Peu discuté parmi les analystes, le régime des retraites des fonctionnaires américains représente un risque de financement important.
Si la raison principale porte sur la faiblesse des taux d’intérêt, aucune des solutions possibles ne semble suffisante pour réduire le problème à court terme. Selon les estimations, ce sous-financement atteindrait près de 20% du PIB américain – 3800 milliards de dollars – en tenant compte des rendements actuels proposés par les obligations du trésor américain et aurait augmenté de 434 milliards de dollars l’an dernier.
La principale raison de ce déséquilibre bilanciel est la baisse des rendements obligataires ces dernières années en réaction aux politiques monétaires non-conventionnelles de la banque centrale américaine. Les niveaux de pension de retraite étant déterminés sur l’hypothèse structurelle d’un rendement de 7,5%, le rendement moyen des fonds de pension n’aurait atteint que 2,9% en 2015 et 1,5% en 2016, des niveaux significativement inférieurs à ceux espérés.
Quatre solutions existent pour compenser ce déséquilibre.
La première solution est d’augmenter les cotisations des retraites. Cette possibilité a été appliquée par le plus grand fond de pension américain, Calpers, mais a connu d’importantes réticences. La ville de Loyalton a ainsi souhaité mettre fin à ses engagements contractuels conduisant le fonds de pension à réclamer une indemnité de 1,6 millions de dollars, non satisfaite par Loyalton, et qui a finalement conduit Calpers à réduire de 60% le niveau de versement des pensions.

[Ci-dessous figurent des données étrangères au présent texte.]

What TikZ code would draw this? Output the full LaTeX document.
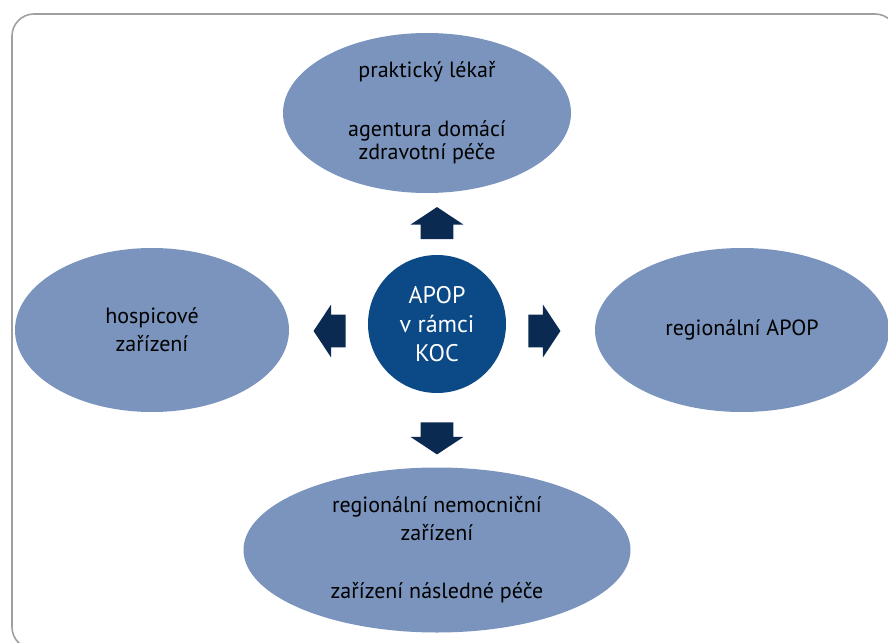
\documentclass[tikz,border=0pt]{standalone}
\usepackage{fontspec}
\setmainfont{PT Sans}
\usetikzlibrary{shapes.geometric,shapes.arrows}
\definecolor{ovalblue}{HTML}{7A94BD}
\definecolor{hubblue}{HTML}{0B4A86}
\definecolor{arrownavy}{HTML}{0A2A52}
\definecolor{framegray}{HTML}{A0A0A0}

\begin{document}
\begin{tikzpicture}[x=0.5pt,y=-0.5pt]
		\useasboundingbox (0,0) rectangle (888,642);
		\draw[framegray, line width=0.8pt, rounded corners=11pt] (12,14) rectangle (897,649);

		\begin{scope}[every node/.style={ellipse,fill=ovalblue,inner sep=0pt,align=center,
					  font=\fontsize{11}{14}\selectfont}]
			\node[minimum width=144pt,minimum height=80pt,font=\fontsize{11}{11.5}\selectfont] (lekar) at (427,113)
				{praktický lékař\\[18pt]agentura domácí\\zdravotní péče};
			\node[minimum width=137pt,minimum height=82pt] (hospic) at (152,330) {hospicové\\zařízení};
			\node[minimum width=147pt,minimum height=82pt] (regapop) at (742,330) {regionální APOP};
			\node[minimum width=193.5pt,minimum height=82.5pt] (nemocnice) at (437,550)
				{regionální nemocniční\\zařízení\\[15pt]zařízení následné péče};
		\end{scope}

		\node[circle,fill=hubblue,text=white,minimum size=69pt,inner sep=0pt,align=center,
			  font=\fontsize{12}{14.5}\selectfont] (apop) at (437,324) {APOP\\v rámci\\KOC};

		\begin{scope}[every node/.style={single arrow,fill=arrownavy,inner xsep=0pt,inner ysep=8pt,
					  minimum height=16pt,single arrow head extend=5pt,single arrow tip angle=113}]
			\node[rotate=90] (nahoru) at (437,228.5) {};
			\node[rotate=270] (dolu) at (437,433) {};
			\node[rotate=180] (vlevo) at (335,331) {};
			\node (vpravo) at (539,331) {};
		\end{scope}
\end{tikzpicture}
\end{document}
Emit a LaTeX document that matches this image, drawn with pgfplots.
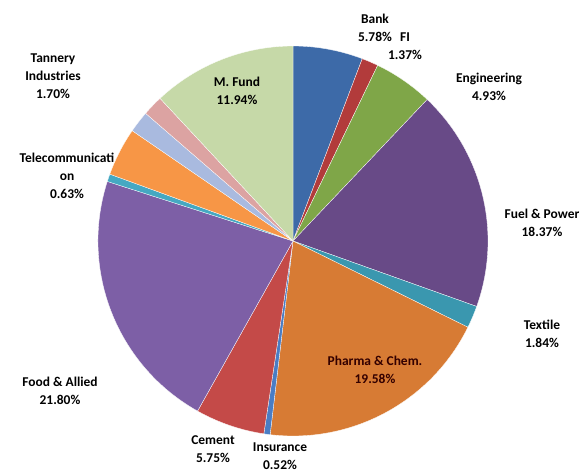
\documentclass[border=0pt]{standalone}
\usepackage{pgfplots}
\pgfplotsset{compat=1.18}
\usepackage{pgfplotstable}
\usepackage{fontspec}
\setmainfont{Carlito}

\definecolor{cbank}{HTML}{3D6AA8}
\definecolor{cfi}{HTML}{B23B3B}
\definecolor{ceng}{HTML}{7FA648}
\definecolor{cfuel}{HTML}{684A87}
\definecolor{ctext}{HTML}{3A97AF}
\definecolor{cpharma}{HTML}{D77B34}
\definecolor{cins}{HTML}{4A7DC4}
\definecolor{ccem}{HTML}{C44A48}
\definecolor{cfood}{HTML}{7D5FA6}
\definecolor{ctel}{HTML}{45A8C2}
\definecolor{cother}{HTML}{F79646}
\definecolor{cpaper}{HTML}{A9BADF}
\definecolor{ctan}{HTML}{DCA3A2}
\definecolor{cfund}{HTML}{C6D9A8}

\tikzset{lbl/.style={align=center, text=black, inner sep=0pt,
  font=\bfseries\fontsize{13.5}{18}\selectfont}}

% sector shares in %, clockwise from 12 o'clock
\pgfplotstableread{
sector value colour
Bank 5.78 cbank
FI 1.37 cfi
Engineering 4.93 ceng
Fuel 18.37 cfuel
Textile 1.84 ctext
Pharma 19.58 cpharma
Insurance 0.52 cins
Cement 5.75 ccem
Food 21.80 cfood
Telecom 0.63 ctel
Other 4.00 cother
Paper 1.79 cpaper
Tannery 1.70 ctan
Fund 11.94 cfund
}\slices

\begin{document}
\begin{tikzpicture}
\path[use as bounding box] (0,0) rectangle (583bp,474bp);
\begin{axis}[
  at={(0,0)}, anchor=south west,
  x=1bp, y=1bp,
  xmin=-293, xmax=290, ymin=-233, ymax=241,
  hide axis, clip=false,
]
\pgfplotstablegetrowsof{\slices}
\pgfmathtruncatemacro\lastrow{\pgfplotsretval-1}
\def\start{90}
\pgfplotsforeachungrouped \i in {0,...,\lastrow}{%
  \pgfplotstablegetelem{\i}{value}\of\slices \let\val\pgfplotsretval
  \pgfplotstablegetelem{\i}{colour}\of\slices \let\col\pgfplotsretval
  \pgfmathsetmacro\stop{\start-3.6*\val}%
  \edef\temp{\noexpand\fill[\col, draw=white, line width=0.3pt]
    (axis cs:0,0) -- ++(\start:195bp) arc[start angle=\start, end angle=\stop, radius=195bp] -- cycle;}%
  \temp
  \global\let\start\stop
}

\node[lbl] at (axis cs:82,213) {Bank\\5.78\%};
\node[lbl] at (axis cs:112,195) {FI\\1.37\%};
\node[lbl] at (axis cs:196,154) {Engineering\\4.93\%};
\node[lbl] at (axis cs:249,18) {Fuel \& Power\\18.37\%};
\node[lbl] at (axis cs:249,-93) {Textile\\1.84\%};
\node[lbl, text=black!80!red] at (axis cs:82,-129) {Pharma \& Chem.\\19.58\%};
\node[lbl] at (axis cs:-13,-215) {Insurance\\0.52\%};
\node[lbl] at (axis cs:-80,-208) {Cement\\5.75\%};
\node[lbl] at (axis cs:-233,-150) {Food \& Allied\\21.80\%};
\node[lbl] at (axis cs:-226,65) {Telecommunicati\\on\\0.63\%};
\node[lbl] at (axis cs:-240,165) {Tannery\\Industries\\1.70\%};
\node[lbl] at (axis cs:-56,150) {M. Fund\\11.94\%};
\end{axis}
\end{tikzpicture}
\end{document}
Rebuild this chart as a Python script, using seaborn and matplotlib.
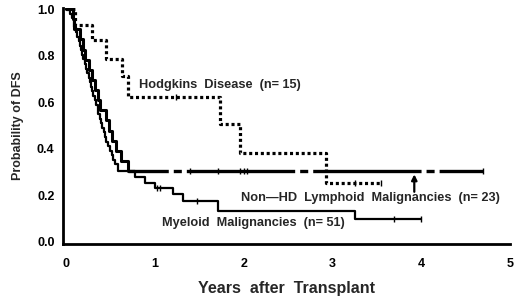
import matplotlib
matplotlib.use('Agg')
import matplotlib.pyplot as plt
import seaborn as sns
import pandas as pd

# --- data (years, probability of DFS) ---
hd_t = [0.0, 0.10, 0.29, 0.45, 0.63, 0.69, 1.73, 1.96, 2.92, 3.54]
hd_p = [1.0, 0.933, 0.867, 0.787, 0.713, 0.622, 0.508, 0.381, 0.254, 0.254]
hd_cens_t = [1.24, 3.25, 3.54]
hd_cens_p = [0.622, 0.254, 0.254]

nhd_t = [0.0, 0.07, 0.09, 0.15, 0.19, 0.21, 0.25, 0.29, 0.32, 0.35, 0.38,
         0.44, 0.48, 0.51, 0.56, 0.62, 0.69, 4.69]
nhd_p = [1.0, 0.957, 0.913, 0.870, 0.826, 0.783, 0.739, 0.696, 0.652, 0.609,
         0.565, 0.522, 0.478, 0.435, 0.391, 0.348, 0.304, 0.304]
nhd_cens_t = [1.39, 1.71, 1.96, 2.00, 2.04, 4.69]
nhd_cens_p = [0.304, 0.304, 0.304, 0.304, 0.304, 0.304]

my_t = [0.0, 0.04, 0.06, 0.08, 0.09, 0.11, 0.12, 0.14, 0.15, 0.16, 0.18,
        0.19, 0.21, 0.22, 0.23, 0.25, 0.26, 0.28, 0.29, 0.30, 0.32, 0.33,
        0.35, 0.36, 0.38, 0.39, 0.40, 0.42, 0.43, 0.45, 0.47, 0.49, 0.51,
        0.53, 0.55, 0.58, 0.77, 0.88, 1.00, 1.20, 1.31, 1.71, 3.25, 3.99]
my_p = [1.0, 0.980, 0.961, 0.941, 0.922, 0.902, 0.882, 0.863, 0.843, 0.824,
        0.804, 0.784, 0.765, 0.745, 0.725, 0.706, 0.686, 0.667, 0.647, 0.627,
        0.608, 0.588, 0.569, 0.549, 0.529, 0.510, 0.490, 0.471, 0.451, 0.431,
        0.412, 0.392, 0.373, 0.353, 0.333, 0.305, 0.280, 0.254, 0.232, 0.205,
        0.176, 0.133, 0.097, 0.097]
my_cens_t = [1.02, 1.05, 1.47, 3.69, 3.99]
my_cens_p = [0.232, 0.232, 0.176, 0.097, 0.097]

x_ticks = [0, 1, 2, 3, 4, 5]
y_ticks = [0.0, 0.2, 0.4, 0.6, 0.8, 1.0]

sns.set_theme(style='white')
plt.rcParams['font.family'] = ['Liberation Sans', 'DejaVu Sans']
plt.rcParams['font.weight'] = 'bold'
plt.rcParams['lines.scale_dashes'] = False

fig = plt.figure(figsize=(5.2, 2.97), dpi=100)
ax = fig.add_axes([0.121, 0.178, 0.860, 0.795])

hd = pd.DataFrame({'t': hd_t, 'p': hd_p})
nhd = pd.DataFrame({'t': nhd_t, 'p': nhd_p})
my = pd.DataFrame({'t': my_t, 'p': my_p})

sns.lineplot(data=my, x='t', y='p', ax=ax, estimator=None, sort=False,
             drawstyle='steps-post', color='black', lw=1.6)
# non-HD: steep part drawn solid, the long plateau in the long-short dash
sns.lineplot(data=nhd.iloc[:-1], x='t', y='p', ax=ax, estimator=None, sort=False,
             drawstyle='steps-post', color='black', lw=2.2)
sns.lineplot(data=nhd.iloc[-2:], x='t', y='p', ax=ax, estimator=None, sort=False,
             drawstyle='steps-post', color='black', lw=2.4,
             linestyle=(49, (78, 3.6, 5.8, 3.6)))
sns.lineplot(data=hd, x='t', y='p', ax=ax, estimator=None, sort=False,
             drawstyle='steps-post', color='black', lw=2.3,
             linestyle=(0, (2.2, 2.0)))

# censoring ticks
for ct, cp in [(hd_cens_t, hd_cens_p), (nhd_cens_t, nhd_cens_p), (my_cens_t, my_cens_p)]:
    ax.plot(ct, cp, ls='none', marker='|', ms=4, mew=1.0, color='black')

ax.text(0.82, 0.675, 'Hodgkins  Disease  (n= 15)', fontsize=9.2, fontweight='bold',
        va='center', ha='left')
ax.text(1.97, 0.19, 'Non\u2014HD  Lymphoid  Malignancies  (n= 23)', fontsize=9.2,
        fontweight='bold', va='center', ha='left')
ax.text(1.08, 0.08, 'Myeloid  Malignancies  (n= 51)', fontsize=9.2,
        fontweight='bold', va='center', ha='left')
ax.annotate('', xy=(3.92, 0.29), xytext=(3.92, 0.215),
            arrowprops=dict(arrowstyle='-|>', color='black', lw=1.6,
                            mutation_scale=8, shrinkA=0, shrinkB=0))

ax.set_xlim(-0.04, 5.0)
ax.set_ylim(-0.01, 1.005)
ax.set_xticks(x_ticks)
ax.set_xticklabels([str(v) for v in x_ticks])
ax.set_yticks(y_ticks)
ax.set_yticklabels([f'{v:.1f}' for v in y_ticks])
ax.tick_params(axis='both', direction='out', length=4, width=1.5,
               labelsize=9, color='black', labelcolor='black')
ax.tick_params(axis='x', pad=6)
ax.tick_params(axis='y', pad=2)
ax.set_xlabel('Years  after  Transplant', fontsize=11.5, fontweight='bold', labelpad=8)
ax.set_ylabel('Probability of DFS', fontsize=9, fontweight='bold', labelpad=9)

sns.despine(ax=ax)
for s in ['left', 'bottom']:
    ax.spines[s].set_linewidth(2.0)
    ax.spines[s].set_color('black')

fig.savefig('out.png', dpi=100)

La seconde solution est d’accentuer l’exposition au risque pour compenser la faiblesse du rendement obligataire. Selon la Banque centrale américaine, 47% du portefeuille moyen des fonds de pension était investie en obligation en 1992 contre 27% en 2016. Ainsi, pour 2,5% de rendement sur les obligations et un objectif moyen de rendement annuel de 7.5% visé par les fonds de pension, cette exposition de 73% en actifs risqués nécessite une performance annuelle supérieure à 9%.
La troisième solution est de renégocier à la baisse les pensions déjà en cours de versement. C’est notamment le choix fait à Cleveland dans le secteur – pourtant privé – de la métallurgie où une baisse moyenne de 20% a été consentie pour rendre durable le versement des pensions au-delà de 2025.
Une quatrième solution est que la Banque centrale américaine augmente son taux d’intérêt directeur. Une hausse des taux d’intérêt implique une hausse du taux d’actualisation utilisé pour estimer la valeur du passif des retraites qui diminuerait en conséquence. Seul obstacle : le durcissement des conditions de financement limiterait la capacité des fonds de pension à emprunter pour financer des besoins de trésorerie.
Les conséquences de ces déséquilibres sont nombreuses.
Sur le marché du crédit, un effet déjà observé est la dégradation des notations pour différentes collectivités et États, limitant leur accès au financement par le crédit. C’est notamment le cas du New Jersey, de Houston mais également de Dallas, dont l’écart bilanciel excède trois milliards de dollars, et de la ville de Chicago dont le sous-financement correspond à plus de 19 années de revenus fiscaux pour la ville. En outre, le volume des émissions obligataires municipales a diminué sous l’effet de la méfiance des investisseurs. Cette dégradation des conditions financières remet en cause la pérennité de nombreux fonds de pension mais également la capacité des collectivités et États à répondre aux besoins de service public.
Sur le plan législatif, les fonds de pension des retraites sont depuis 2014 autorisés à réduire les pensions sous réserve que ces mesures améliorent leur solvabilité. Cette rupture avec la garantie fédérale proposée pendant 40 ans, remet en cause la sécurité financière des fonctionnaires américains. On estime par exemple à 700 000 le nombre de retraités n’ayant toujours pas soldé leur prêt étudiant.
Sur le plan du risque financier, les fonds de pension américains n’ont historiquement jamais été aussi sensibles à une correction des indices actions, principaux contributeurs à la performance des portefeuilles déjà insuffisants. Or, si la croissance des bénéfices, les conditions financières et les conditions économiques soutiennent une hausse des indices à moyen terme, les valorisations élevées ne permettent pas avec certitude d’espérer une performance moyenne ces prochaines années de 9% comme observé sur l’indice S&P500 l’an dernier.
Une normalisation graduelle mais plus rapide des taux d’intérêt directeurs par la FED pourraient limiter l’accélération du sous-financement des fonds de pension américains, sans que cela suffise à résoudre une dynamique déjà entamée depuis une dizaine d’années.